On how gymnastics stacks up against tee-ball for her son:

"He really does enjoy his gymnastic class on Mondays. He has a couple friends in there, and it's mixed gender, which is nice. He hasn't said he really prefers one activity over another. I think anything that gets him out and about [where] he gets to exude his energy is something he enjoys at the moment. I'm not pushing one thing or another. It's his life and he'll have to decipher what's right for him."

On entering her kiddos in gymnastics classes at an early age:

"You can enroll them in a mom-and-me style class. Ours is called Movers and Shakers. It's through our county. [You can enroll your kids] at 12 months -- that's when I started both of them."

On how she likes to spend time with her family:

"I have two toddlers, so we prefer to get out and about, but nothing too fancy. I think quick and casual is what we prefer. It's always nice to go to a park and relax a bit and see them play.

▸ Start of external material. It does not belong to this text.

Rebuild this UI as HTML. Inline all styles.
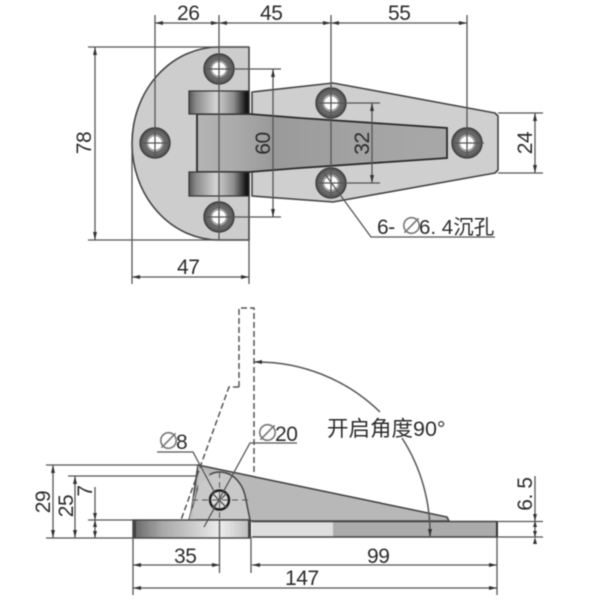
<!DOCTYPE html>
<html>
<head>
<meta charset="utf-8">
<style>
html,body{margin:0;padding:0;background:#fff;width:600px;height:600px;overflow:hidden}
svg{display:block;filter:blur(0.45px)}
text{font-family:"Liberation Sans","Noto Sans CJK SC",sans-serif;fill:#2c2c2c;font-size:21px;letter-spacing:-.4px}
.d{stroke:#555;stroke-width:1.3;fill:none}
.o{stroke:#444;stroke-width:1.6;stroke-linejoin:round}
.da{stroke:#555;stroke-width:1.5;fill:none;stroke-dasharray:6 3}
.p{fill:#777;font-size:23px}
</style>
</head>
<body>
<svg width="600" height="600" viewBox="0 0 600 600" xmlns="http://www.w3.org/2000/svg">
<defs>
<linearGradient id="kn" x1="0" x2="1" y1="0" y2="0">
<stop offset="0" stop-color="#555"/><stop offset=".12" stop-color="#8a8a8a"/><stop offset=".45" stop-color="#d4d4d4"/><stop offset=".75" stop-color="#8c8c8c"/><stop offset=".95" stop-color="#151515"/><stop offset="1" stop-color="#111"/>
</linearGradient>
<linearGradient id="lf" x1="0" x2="1" y1="0" y2="0">
<stop offset="0" stop-color="#b4b4b4"/><stop offset=".15" stop-color="#ababab"/><stop offset=".3" stop-color="#9a9a9a"/><stop offset=".7" stop-color="#a4a4a4"/><stop offset="1" stop-color="#a8a8a8"/>
</linearGradient>
<linearGradient id="pl" x1="0" x2="1" y1="0" y2="0">
<stop offset="0" stop-color="#666"/><stop offset=".25" stop-color="#a8a8a8"/><stop offset=".75" stop-color="#ececec"/><stop offset="1" stop-color="#bdbdbd"/>
</linearGradient>
<radialGradient id="h"><stop offset=".4" stop-color="#aaa"/><stop offset=".62" stop-color="#8a8a8a"/><stop offset=".75" stop-color="#666"/><stop offset="1" stop-color="#555"/></radialGradient>
<g id="hole">
<circle r="15" fill="url(#h)" stroke="#3d3d3d" stroke-width="1.4"/>
<circle r="9.5" fill="#999" stroke="#555" stroke-width="1"/>
<circle r="6.800" fill="#fff"/>
</g>
</defs>

<!-- TOP VIEW -->
<path class="o" fill="#cfcfcf" d="M252 92 L333 83 L495 113 L498 116 L498 170 L495 173 L333 202 L252 196 Z"/>
<path class="o" fill="#cdcdcd" d="M219 47 L249 47 L249 240 L219 240 A87 96.500 0 0 1 219 47 Z"/>
<path fill="url(#lf)" stroke="#2a2a2a" stroke-width="1.800" d="M197 114 L249 114 L300 118 L447 128 L447 158 L300 168 L249 172 L197 172 Z"/>
<rect x="189" y="91" width="60" height="23" fill="url(#kn)" stroke="#333" stroke-width="1.200"/>
<rect x="189" y="172" width="60" height="24" fill="url(#kn)" stroke="#333" stroke-width="1.200"/>
<use href="#hole" x="219" y="69"/>
<use href="#hole" x="155" y="143"/>
<use href="#hole" x="219" y="217"/>
<use href="#hole" x="331" y="103"/>
<use href="#hole" x="467" y="143"/>
<use href="#hole" x="331" y="183"/>

<g class="d">
<path d="M155 15V158M219 15V240M331 15V198M467 15V158"/>
<path d="M155 23H467"/>
<path d="M88 47H249M88 240H249M95 47V240"/>
<path d="M132 143V284M249 240V284M132 277H249"/>
<path d="M204 69H281M204 217H281M273 69V217"/>
<path d="M316 103H380M316 183H380M372 103V183"/>
<path d="M498 113H543M498 173H543M535 113V173"/>
<path d="M322 170L371 237H495"/>
<path d="M140 143H170M452 143H484"/>
</g>
<g fill="#333">
<path d="M155 23l8-2v4zM219 23l-8-2v4zM219 23l8-2v4zM331 23l-8-2v4zM331 23l8-2v4zM467 23l-8-2v4z"/>
<path d="M95 47l-2 8h4zM95 240l-2-8h4z"/>
<path d="M132 277l8-2v4zM249 277l-8-2v4z"/>
<path d="M273 69l-2 8h4zM273 217l-2-8h4z"/>
<path d="M372 103l-2 8h4zM372 183l-2-8h4z"/>
<path d="M535 113l-2 8h4zM535 173l-2-8h4z"/>
</g>

<text x="177" y="20">26</text>
<text x="260" y="20">45</text>
<text x="388" y="20">55</text>
<text x="177" y="274">47</text>
<text transform="translate(91 143) rotate(-90)" text-anchor="middle">78</text>
<text transform="translate(270 143.500) rotate(-90)" text-anchor="middle">60</text>
<text transform="translate(369 143.500) rotate(-90)" text-anchor="middle">32</text>
<text transform="translate(532 143) rotate(-90)" text-anchor="middle">24</text>
<text x="377" y="234">6-</text>
<text x="400" y="234" class="p">∅</text>
<text x="419" y="234" style="font-size:20.500px;letter-spacing:0">6. 4沉孔</text>

<!-- BOTTOM VIEW -->
<path class="o" fill="#b8b8b8" d="M198 465 L447 517 L449 521 L250 521 L190 521 Z"/>
<path fill="#c9c9c9" stroke="#444" stroke-width="1.500" d="M189 520 L198 486 C204 477 212 472 219 472 C235 472 244 486 246 500 L250 520 Z"/>
<path fill="#c4c4c4" stroke="none" d="M198 466 L198 486 L189 520 L196 520 C190 510 190 490 210 475 Z"/>
<rect x="133" y="520" width="117" height="18" fill="url(#pl)" stroke="#444" stroke-width="1.400"/>
<rect x="133" y="520" width="3" height="18" fill="#444"/>
<rect x="248" y="520" width="3" height="18" fill="#444"/>
<rect x="252" y="521" width="81" height="16" fill="#dedede"/>
<rect x="333" y="521" width="164" height="16" fill="#ababab"/>
<path stroke="#444" stroke-width="1.500" d="M252 521.500H497M252 537H497" fill="none"/>
<path stroke="#333" stroke-width="2" d="M497 521V537" fill="none"/>
<circle cx="219.500" cy="500" r="9.500" fill="#ddd" stroke="#1c1c1c" stroke-width="2.400"/>
<path class="d" d="M212 493l15 15M227 493l-15 15"/>

<path class="da" d="M239 387V308H254V475M239 387H229L181 520"/>
<path d="M192 500H250M219.500 472V520" stroke="#555" stroke-width="1" stroke-dasharray="6 4" fill="none"/>

<g class="d">
<path d="M157 452H193L215 493"/>
<path d="M297 443H250L204 527"/>
<path d="M46 465H198M68 476H198M88 520H133M46 538H133"/>
<path d="M53 465V538M75 476V538M95 487V538"/>
<path d="M133 538V595M497 537V595M219.500 520V573M251 537V573"/>
<path d="M133 565H220M252 565H497M133 588H497"/>
<path d="M497 521.500H543M497 537H543M535 476V537"/>
<path d="M254 362A176 176 0 0 1 380 412M402 438A176 176 0 0 1 430 537" stroke-width="1.500"/>
</g>
<g fill="#333">
<path d="M53 465l-2 8h4zM53 538l-2-8h4z"/>
<path d="M75 476l-2 8h4zM75 538l-2-8h4z"/>
<path d="M95 520l-2 7h4zM95 538l-2-7h4zM95 520l-2-7h4z"/>
<path d="M133 565l8-2v4zM220 565l-8-2v4zM252 565l8-2v4zM497 565l-8-2v4z"/>
<path d="M133 588l8-2v4zM497 588l-8-2v4z"/>
<path d="M535 521l-2-7h4zM535 537l-2 7h4zM535 521l-2 6h4zM535 537l-2-6h4z"/>
<path d="M254 362l8-2v4zM430 537l-2-8h4z"/>
</g>

<text x="174" y="563">35</text>
<text x="367" y="563">99</text>
<text x="285" y="585">147</text>
<text transform="translate(50 502) rotate(-90)" text-anchor="middle">29</text>
<text transform="translate(73 506) rotate(-90)" text-anchor="middle">25</text>
<text transform="translate(92 491) rotate(-90)" text-anchor="middle">7</text>
<text transform="translate(532 494) rotate(-90)" text-anchor="middle">6. 5</text>
<text x="157" y="449" class="p">∅</text>
<text x="176" y="449">8</text>
<text x="256" y="441" class="p">∅</text>
<text x="275" y="441">20</text>
<text x="327" y="436" style="font-size:21.500px;letter-spacing:0">开启角度90°</text>
</svg>
</body>
</html>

Honestly, our [weekends] center around what the kids like, and if they're happy, I'm happy."

On her post-Olympics career:

"I lived in Washington, D.C., for about a decade and worked for the Office of Juvenile Justice and Delinquency Prevention. It's a component of the Department of Justice at the grant-making office. I still work for them, although I'm based in Tucson, Arizona, [now]. I'm a full-time teleworker. I go back to D.C. to the office and touch base with my supervisor on staff, but with technology today, I'm able to do a lot of [work] and stay connected although I'm here in Arizona."

On traveling for work with two young children at home:

"It is difficult leaving them, but I know that it is healthy. And I think it's good for them to see that Mommy has to do certain things to provide for them and that I'm doing something for me -- my job -- that I enjoy. It's always difficult to say goodbye, but they're that much more excited to see me when I return."

On how motherhood has affected her perspective of Olympic athletes:

"At the time [during the 1996 Olympics], I was one of the older girls on the team -- one of the veterans. But now I look at the gymnasts out there who are 18, 19 or 20 and can't believe all that they're able to do at such a young age. Becoming a mother has just given me a very different perspective of athletics and what these athletes are willing to sacrifice and go through in their quest for gold."

Mike Powell / Getty Images North America

On eventually sharing her epic Olympic moment with her children:

"I feel very fortunate that people remember my moment, and I'm very proud of it. I've tried to take what I've learned through my athletic career and implement it into the new chapters of my life. But it's always nice to reflect on that moment because it was something meaningful not just for me but for a lot of people. I'm excited to share that special moment with my children as they get older."

On Jared the Galleria of Jewelry's Miracle Links collection:

"As a mom, there's nothing like the bond that I share with my children. That's why the Miracle Links pendant I have is not only beautiful to me but extremely meaningful. I think every mom out there would love to wear it each and every day. The Miracle Links collection was designed exclusively for moms, with inner linking circles symbolizing the special bond between a mother and her child. The large circle represents the mom, and then the smaller circles represent a child or multiple children. It's really great because as the family grows, your necklace and the additional links grow as well."

On why she can't wear statement jewelry:

"I'm very petite, so I prefer very fine jewelry -- nothing too blingy. I think every woman loves diamonds and gold. But again, I'm 4-feet-10-inches [tall] and rather small, so it would look silly if I had an abundance of jewelry all over me... I think [statement pieces are] more appropriate on somebody who maybe played beach volleyball or is a long, elegant, tall dancer -- things like that!"